Petrology and Geochemistry of Early Cretaceous Bimodal Continental Flood Volcanism of the NW Etendeka, Namibia. Part 2: Characteristics and Petrogenesis of the High-Ti Latite and High-Ti and Low-Ti Voluminous Quartz Latite Eruptives

• Published in: Journal of petrology Vol. 45; no. 1; pp. 107 - 138
• Main Authors: EWART, A., MARSH, J. S., MILNER, S. C., DUNCAN, A. R., KAMBER, B. S., ARMSTRONG, R. A.
• Format: Journal Article
• Language: English
• Published: Oxford Oxford University Press 01.01.2004; Oxford Publishing Limited (England)
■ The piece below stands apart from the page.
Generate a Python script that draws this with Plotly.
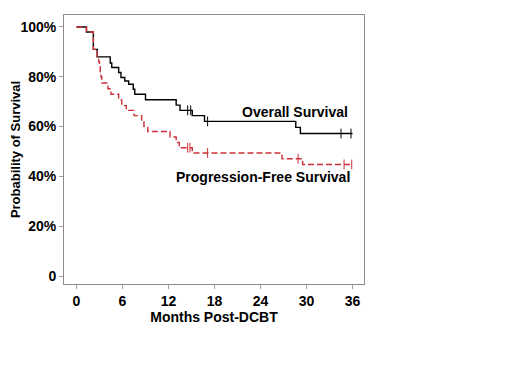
import plotly.graph_objects as go

# ---- data ----
os_time = [0, 1.3, 2.2, 2.7, 4.4, 4.6, 5.5, 5.8, 6.3, 6.8, 7.4, 7.6, 9.0, 13.0, 13.5, 15.1, 16.7, 28.6, 29.2, 36.0]
os_surv = [100, 98, 91, 88, 85.5, 83.7, 81.7, 79.7, 78.3, 77, 75, 73, 70.8, 68.6, 66.5, 64.4, 62.1, 59.7, 57.2, 57.2]
os_cens = [14.5, 14.9, 17.1, 34.5, 35.8]

pfs_time = [0, 1.3, 2.2, 2.7, 2.9, 3.0, 3.1, 3.2, 3.3, 4.1, 4.5, 5.5, 5.9, 6.5, 7.5, 8.5, 8.8, 9.3, 12.2, 13.0, 13.4, 15.1, 26.8, 29.5, 36.0]
pfs_surv = [100, 98, 91, 88, 86, 84, 82, 80, 77.5, 75.2, 73, 70.7, 68.4, 66.5, 64.4, 62, 60, 58, 55.8, 53.6, 51.5, 49.4, 47.1, 44.8, 44.8]
pfs_cens = [14.5, 14.8, 17.1, 28.9, 34.9, 35.9]

x_ticks = [0, 6, 12, 18, 24, 30, 36]
y_ticks = [0, 20, 40, 60, 80, 100]
y_labels = ["0", "20%", "40%", "60%", "80%", "100%"]


def step_at(times, survs, t):
    val = survs[0]
    for ti, si in zip(times, survs):
        if ti <= t:
            val = si
    return val


FONT = "Liberation Sans, Arial, sans-serif"
RED = "#cc3038"

fig = go.Figure()
fig.add_trace(go.Scatter(x=os_time, y=os_surv, mode="lines", line=dict(color="black", width=1.4, shape="hv"),
                         hoverinfo="skip", showlegend=False))
fig.add_trace(go.Scatter(x=os_cens, y=[step_at(os_time, os_surv, t) for t in os_cens], mode="markers",
                         marker=dict(symbol="line-ns-open", size=7, color="black", line=dict(color="black", width=1)),
                         showlegend=False))
fig.add_trace(go.Scatter(x=pfs_time, y=pfs_surv, mode="lines",
                         line=dict(color=RED, width=1.4, shape="hv", dash="6px,3px"),
                         hoverinfo="skip", showlegend=False))
fig.add_trace(go.Scatter(x=pfs_cens, y=[step_at(pfs_time, pfs_surv, t) for t in pfs_cens], mode="markers",
                         marker=dict(symbol="line-ns-open", size=7, color=RED, line=dict(color=RED, width=1)),
                         showlegend=False))

fig.add_annotation(x=35.7, y=66, xref="x", yref="y", text="<b>Overall Survival</b>", showarrow=False,
                   xanchor="right", yanchor="middle", font=dict(family=FONT, size=14, color="black"))
fig.add_annotation(x=24.3, y=39.8, xref="x", yref="y", text="<b>Progression-Free Survival</b>", showarrow=False,
                   xanchor="center", yanchor="middle", font=dict(family=FONT, size=14, color="black"))

# the page body adds an 8px offset, so margins are shifted to place the frame at the reference position
fig.update_layout(
    width=520, height=390,
    margin=dict(l=56, r=164, t=7, b=114),
    paper_bgcolor="white", plot_bgcolor="white",
    font=dict(family=FONT, size=14, color="black"),
)
fig.update_xaxes(range=[-1.63, 37.5], tickvals=x_ticks, ticktext=[f"<b>{v}</b>" for v in x_ticks],
                 automargin=False,
                 showgrid=False, zeroline=False, showline=True, mirror=True, linecolor="#8c8c8c", linewidth=1,
                 ticks="outside", ticklen=4, tickcolor="#a0a0a0",
                 tickfont=dict(family=FONT, size=14, color="black"),
                 title=dict(text="<b>Months Post-DCBT</b>", font=dict(family=FONT, size=14, color="black"), standoff=2))
fig.update_yaxes(range=[-3.2, 104.8], tickvals=y_ticks, ticktext=[f"<b>{t}</b>" for t in y_labels],
                 automargin=False,
                 showgrid=False, zeroline=False, showline=True, mirror=True, linecolor="#8c8c8c", linewidth=1,
                 ticks="outside", ticklen=4, tickcolor="#a0a0a0",
                 tickfont=dict(family=FONT, size=14, color="black"),
                 title=dict(text="<b>Probability of Survival</b>", font=dict(family=FONT, size=13, color="black"), standoff=6))

fig.write_html("out.html")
• Subjects: crustal assimilation; high-Ti and low-Ti provinciality; large-volume quartz latites; magma mixing; open-system fractional crystallization
• ISSN: 0022-3530; 1460-2415; 1460-2415
• DOI: 10.1093/petrology/egg082

As a result of their relative concentration towards the respective Atlantic margins, the silicic eruptives of the Paraná (Brazil)–Etendeka large igneous province are disproportionately abundant in the Etendeka of Namibia. The NW Etendeka silicic units, dated at ∼132 Ma, occupy the upper stratigraphic levels of the volcanic sequences, restricted to the coastal zone, and comprise three latites and five quartz latites (QL). The large-volume Fria QL is the only low-Ti type. Its trace element and isotopic signatures indicate massive crustal input. The remaining NW Etendeka silicic units are enigmatic high-Ti types, geochemically different from low-Ti types. They exhibit chemical affinities with the temporally overlapping Khumib high-Ti basalt (see Ewart et al. Part 1) and high crystallization temperatures (≥980 to 1120°C) inferred from augite and pigeonite phenocrysts, both consistent with their evolution from a mafic source. Geochemically, the high-Ti units define three groups, thought genetically related. We test whether these represent independent liquid lines of descent from a common high-Ti mafic parent. Although the recognition of latites reduces the apparent silica gap, difficulty is encountered in fractional crystallization models by the large volumes of two QL units. Numerical modelling does, however, support large-scale open-system fractional crystallization, assimilation of silicic to basaltic materials, and magma mixing, but cannot entirely exclude partial melting processes within the temporally active extensional environment. The fractional crystallization and mixing signatures add to the complexity of these enigmatic and controversial silicic magmas. The existence, however, of temporally and spatially overlapping high-Ti basalts is, in our view, not coincidental and the high-Ti character of the silicic magmas ultimately reflects a mantle signature.